Frequently Asked Questions

What is the difference between VHYL and VWCE? VWCE is a total world accumulating ETF that reinvests all dividends and tracks market capitalisation — it has ~3,700 holdings and ~62% US weighting, with heavy technology exposure. VHYL is a distributing ETF focused on above-average dividend payers, with ~2,100 holdings, ~39% US weighting, minimal technology, and a ~3%+ annual income distribution. VWCE has delivered significantly higher total returns over the past decade; VHYL provides meaningfully higher current income.

Are dividends from VHYL taxed? Yes. As a distributing fund, VHYL pays out income that is subject to dividend withholding tax at the portfolio level (typically a 15% US withholding tax on US-sourced dividends, partially credited via the Ireland treaty) and then personal income tax in your country of residence. The exact treatment varies by jurisdiction. Dutch Box 3 investors should note that distributing vs. accumulating is tax-neutral under the fictional return system.

Does VHYL hold REITs? No. REITs are explicitly excluded from the FTSE All-World High Dividend Yield Index methodology. Investors seeking REIT exposure alongside VHYL would need to add a dedicated REIT ETF.

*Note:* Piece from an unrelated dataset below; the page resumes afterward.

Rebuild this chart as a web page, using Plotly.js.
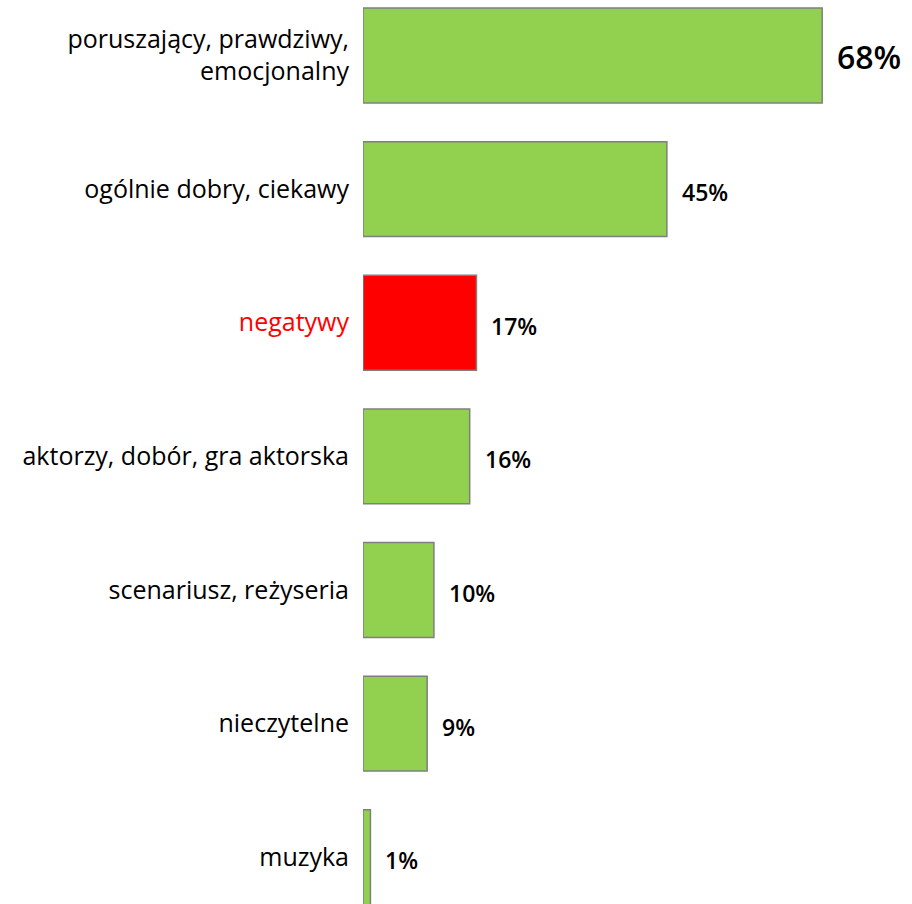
<!DOCTYPE html>
<html>
<head>
<meta charset="utf-8">
<script src="https://cdn.plot.ly/plotly-3.0.1.min.js"></script>
<style>html,body{margin:0;padding:0;background:#fff}</style>
</head>
<body>
<div id="chart" style="width:912px;height:904px"></div>
<script>
const categories = ["poruszający, prawdziwy,<br>emocjonalny", "ogólnie dobry, ciekawy", "negatywy", "aktorzy, dobór, gra aktorska", "scenariusz, reżyseria", "nieczytelne", "muzyka"];
const values = [68, 45, 16.8, 15.8, 10.5, 9.5, 1.1];
const valueLabels = ["68%", "45%", "17%", "16%", "10%", "9%", "1%"];
const barColors = ["#92d050", "#92d050", "#ff0000", "#92d050", "#92d050", "#92d050", "#92d050"];
const tickLabels = ["poruszający, prawdziwy,<br>emocjonalny", "ogólnie dobry, ciekawy", "<span style=\"color:#ff0000\">negatywy</span>", "aktorzy, dobór, gra aktorska", "scenariusz, reżyseria", "nieczytelne", "muzyka"];

const FONT = "'Open Sans', Roboto, sans-serif";

const trace = {
  type: "bar",
  orientation: "h",
  y: categories,
  x: values,
  width: 0.71,
  marker: {color: barColors, line: {color: "#7f7f7f", width: 1.5}},
  hoverinfo: "skip"
};

const annotations = values.map((v, i) => ({
  x: v, y: categories[i], xref: "x", yref: "y",
  text: valueLabels[i],
  showarrow: false, xanchor: "left", yanchor: "middle",
  xshift: 13, yshift: i === 0 ? -1 : -3,
  font: {family: FONT, size: i === 0 ? 32 : 23, color: "#000", weight: 600}
}));

const layout = {
  width: 912, height: 904,
  margin: {l: 363, r: 0, t: 0, b: 0},
  paper_bgcolor: "#fff", plot_bgcolor: "#fff",
  showlegend: false,
  font: {family: FONT, size: 25, color: "#000"},
  xaxis: {range: [0, 81.3], visible: false, fixedrange: true},
  yaxis: {
    type: "category",
    range: [6.35, -0.415],
    tickmode: "array", tickvals: categories, ticktext: tickLabels,
    showgrid: false, zeroline: false, showline: false,
    ticks: "", ticklabelstandoff: 13,
    tickfont: {family: FONT, size: 25, color: "#000", weight: 500},
    automargin: false
  },
  annotations: annotations
};

Plotly.newPlot("chart", [trace], layout, {displayModeBar: false, staticPlot: true});
</script>
</body>
</html>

What happens to dividends if I don’t reinvest? They are paid in cash to your brokerage account quarterly. Reinvesting them (either manually or via a savings plan that reinvests distributions) restores the compounding effect that accumulating ETFs provide automatically. Not reinvesting distributions reduces long-term total return compared to a compounding equivalent.

Bottom Line

VHYL is a well-constructed, low-cost global dividend ETF that does exactly what it says: it tracks approximately 2,100 of the world’s established dividend-paying companies, excludes REITs, distributes income quarterly at a yield of roughly 3–3.7%, and charges 0.29% annually for doing so. Its financials-heavy, technology-light composition means it will lag a total world fund when technology leads markets — but it provides meaningfully more current income for investors who need it. The decision to hold VHYL rather than (or alongside) a total world accumulating fund should be driven by a single question: do you need the income now, or are you accumulating for the future? If the former, VHYL is one of the most appropriate choices available to European investors. If the latter, VWCE or IWDA will likely serve you better.

This article is for informational and educational purposes only and does not constitute investment advice. All investments involve risk of loss, including possible loss of principal. Past performance does not guarantee future results. Tax treatment depends on individual circumstances and may change. Always consult a qualified financial advisor before making investment decisions.